WHAT YOU SHOULD DO ::
Reproduce exactly, with no pictures, each line from the opening of the material down through the line containing "import numpy as np".

____________

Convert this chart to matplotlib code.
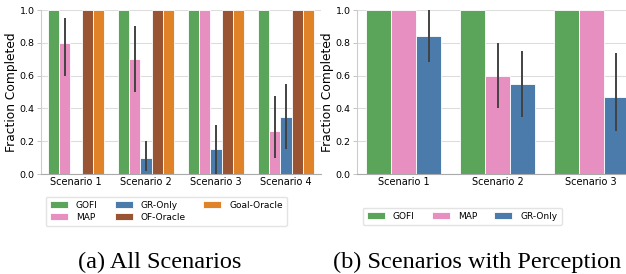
import matplotlib
matplotlib.use("Agg")
import matplotlib.pyplot as plt
import numpy as np

# panel (a): all scenarios
scen_a = ["Scenario 1", "Scenario 2", "Scenario 3", "Scenario 4"]
methods_a = ["GOFI", "MAP", "GR-Only", "OF-Oracle", "Goal-Oracle"]
vals_a = {
    "GOFI":        [1.0, 1.0, 1.0, 1.0],
    "MAP":         [0.8, 0.7, 1.0, 0.26],
    "GR-Only":     [0.0, 0.1, 0.15, 0.35],
    "OF-Oracle":   [1.0, 1.0, 1.0, 1.0],
    "Goal-Oracle": [1.0, 1.0, 1.0, 1.0],
}
# error bar low / high
err_a = {
    "MAP":     [(0.6, 0.95), (0.5, 0.9), (1.0, 1.0), (0.1, 0.475)],
    "GR-Only": [(0.0, 0.0), (0.02, 0.2), (0.0, 0.3), (0.15, 0.55)],
}

# panel (b): scenarios with perception
scen_b = ["Scenario 1", "Scenario 2", "Scenario 3"]
methods_b = ["GOFI", "MAP", "GR-Only"]
vals_b = {
    "GOFI":    [1.0, 1.0, 1.0],
    "MAP":     [1.0, 0.6, 1.0],
    "GR-Only": [0.84, 0.55, 0.47],
}
err_b = {
    "MAP":     [(1.0, 1.0), (0.4, 0.8), (1.0, 1.0)],
    "GR-Only": [(0.68, 1.0), (0.35, 0.75), (0.26, 0.74)],
}

colors = {
    "GOFI": "#5aa55a",
    "MAP": "#e88fc2",
    "GR-Only": "#4a7bab",
    "OF-Oracle": "#995533",
    "Goal-Oracle": "#e08228",
}

W, H = 626, 274
fig = plt.figure(figsize=(W / 100, H / 100), dpi=100)


def draw(ax, scen, methods, vals, errs):
    n = len(methods)
    bw = 0.8 / n
    x = np.arange(len(scen))
    for i, m in enumerate(methods):
        pos = x - 0.4 + bw * (i + 0.5)
        ax.bar(pos, vals[m], width=bw, color=colors[m], edgecolor="white",
               linewidth=0.6, label=m, zorder=2)
        if m in errs:
            for p, (lo, hi) in zip(pos, errs[m]):
                ax.plot([p, p], [lo, hi], color="#424242", lw=1.4, zorder=3,
                        solid_capstyle="butt")
    ax.set_xlim(-0.5, len(scen) - 0.5)
    ax.set_ylim(0, 1.0)
    ax.set_xticks(x)
    ax.set_xticklabels(scen, fontsize=7)
    ax.set_yticks([0, 0.2, 0.4, 0.6, 0.8, 1.0])
    ax.set_yticklabels(["0.0", "0.2", "0.4", "0.6", "0.8", "1.0"], fontsize=6.8)
    ax.tick_params(axis="x", length=0, pad=2)
    ax.tick_params(axis="y", length=3, width=0.6, color="#bbbbbb", pad=1.5)
    ax.set_ylabel("Fraction Completed", fontsize=8.8, labelpad=1)
    ax.grid(axis="y", color="#dddddd", lw=0.8, zorder=0)
    ax.set_axisbelow(True)
    for s in ["top", "right"]:
        ax.spines[s].set_visible(False)
    ax.spines["left"].set_color("#cccccc")
    ax.spines["bottom"].set_color("#aaaaaa")
    ax.spines["left"].set_linewidth(0.8)
    ax.spines["bottom"].set_linewidth(0.8)


bot = 1 - 174 / H
hgt = 164 / H
ax1 = fig.add_axes([41 / W, bot, 280 / W, hgt])
draw(ax1, scen_a, methods_a, vals_a, err_a)
ax2 = fig.add_axes([357 / W, bot, 281 / W, hgt])
draw(ax2, scen_b, methods_b, vals_b, err_b)

leg_kw = dict(loc="upper left", fontsize=6.5, frameon=True,
              edgecolor="#dddddd", handlelength=2.0, columnspacing=1.9,
              borderpad=0.45, labelspacing=0.35, handletextpad=0.9,
              fancybox=True, ncol=3)
h1, l1 = ax1.get_legend_handles_labels()
fig.legend(h1, l1, bbox_to_anchor=(41 / W, 1 - 192 / H), **leg_kw)
h2, l2 = ax2.get_legend_handles_labels()
fig.legend(h2, l2, bbox_to_anchor=(358 / W, 1 - 203 / H), **leg_kw)

fig.text(160 / W, 1 - 268 / H, "(a) All Scenarios", family="Liberation Serif",
         fontsize=17.5, ha="center", va="baseline")
fig.text(477 / W, 1 - 268 / H, "(b) Scenarios with Perception",
         family="Liberation Serif", fontsize=17.5, ha="center", va="baseline")

fig.savefig("out.png", dpi=100)
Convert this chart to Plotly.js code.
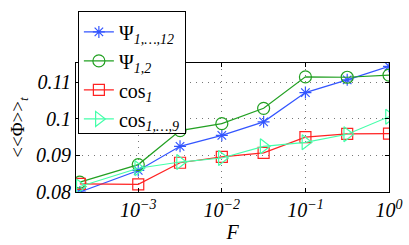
<!DOCTYPE html>
<html><head><meta charset="utf-8">
<script src="https://cdn.plot.ly/plotly-3.0.1.min.js"></script>
<style>body{margin:0;padding:0;background:#fff}#chart{width:409px;height:245px}</style>
</head><body><div id="chart"></div>
<script>
const F = [2e-4, 1e-3, 3.162e-3, 1e-2, 3.162e-2, 1e-1, 3.162e-1, 1];
const psi112 = [0.0800, 0.0859, 0.0925, 0.0955, 0.0992, 0.1072, 0.1107, 0.1144];
const psi12  = [0.0827, 0.0875, 0.0968, 0.0987, 0.1029, 0.1115, 0.1114, 0.1120];
const cos1   = [0.0822, 0.0821, 0.0880, 0.0896, 0.0907, 0.0950, 0.0959, 0.0960];
const cos19  = [0.0815, 0.0865, 0.0882, 0.0893, 0.0925, 0.0936, 0.0958, 0.1006];
const names = ["Ψ<sub><i>1,…,12</i></sub>", "Ψ<sub><i>1,2</i></sub>", "cos<sub><i>1</i></sub>", "cos<sub><i>1,…,9</i></sub>"];
const xTickVals = [1e-3, 1e-2, 1e-1, 1];
const xTickText = ["<i>10<sup>−3</sup></i>", "<i>10<sup>−2</sup></i>", "<i>10<sup>−1</sup></i>", "<i>10<sup>0</sup></i>"];
const yTickVals = [0.08, 0.09, 0.1, 0.11];
const yTickText = ["<i>0.08</i>", "<i>0.09</i>", "<i>0.1</i>", "<i>0.11</i>"];

const styles = [
  {color:"#3355ff", symbol:"asterisk-open", size:10},
  {color:"#22a022", symbol:"circle-open", size:12},
  {color:"#ff2222", symbol:"square-open", size:11},
  {color:"#44ffaa", symbol:"triangle-right-open", size:13}
];
const series = [psi112, psi12, cos1, cos19];
const traces = series.map((s,i)=>({
  x: F, y: s, type:"scatter", mode:"lines+markers", name: names[i],
  line:{color:styles[i].color, width:1.2},
  marker:{symbol:styles[i].symbol, size:styles[i].size, color:styles[i].color, line:{color:styles[i].color, width:1.2}}
}));
const serif = "Liberation Serif";
const grid = {showgrid:true, gridcolor:"#777", griddash:"1px,5px", gridwidth:1,
  showline:true, linecolor:"#000", linewidth:1, mirror:"ticks", zeroline:false,
  ticks:"inside", ticklen:4, tickcolor:"#000"};
const layout = {
  width:409, height:245,
  margin:{l:76, r:20, t:60, b:53},
  paper_bgcolor:"#fff", plot_bgcolor:"#fff",
  font:{family:serif, color:"#000"},
  showlegend:true,
  legend:{x:0.006, y:1.40, xanchor:"left", yanchor:"top", bgcolor:"#fff", bordercolor:"#000", borderwidth:1,
    font:{family:serif, size:20, color:"#000"}, tracegroupgap:0},
  xaxis:Object.assign({type:"log", range:[Math.log10(1.8e-4), 0], tickvals:xTickVals, ticktext:xTickText,
    tickfont:{family:serif, size:20, color:"#000"},
    title:{text:"<i>F</i>", font:{family:serif, size:20, color:"#000"}, standoff:0}}, grid),
  yaxis:Object.assign({range:[0.08, 0.1153], tickvals:yTickVals, ticktext:yTickText,
    tickfont:{family:serif, size:20, color:"#000"},
    title:{text:"&lt;&lt;Φ&gt;&gt;<sub><i>t</i></sub>", font:{family:serif, size:19, color:"#000"}, standoff:6}}, grid)
};
Plotly.newPlot("chart", traces, layout, {displayModeBar:false, staticPlot:true});
</script></body></html>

____________

EXERCISE RESULT ::
Convert this chart to matplotlib code.
import matplotlib
matplotlib.use("Agg")
import matplotlib.pyplot as plt
import numpy as np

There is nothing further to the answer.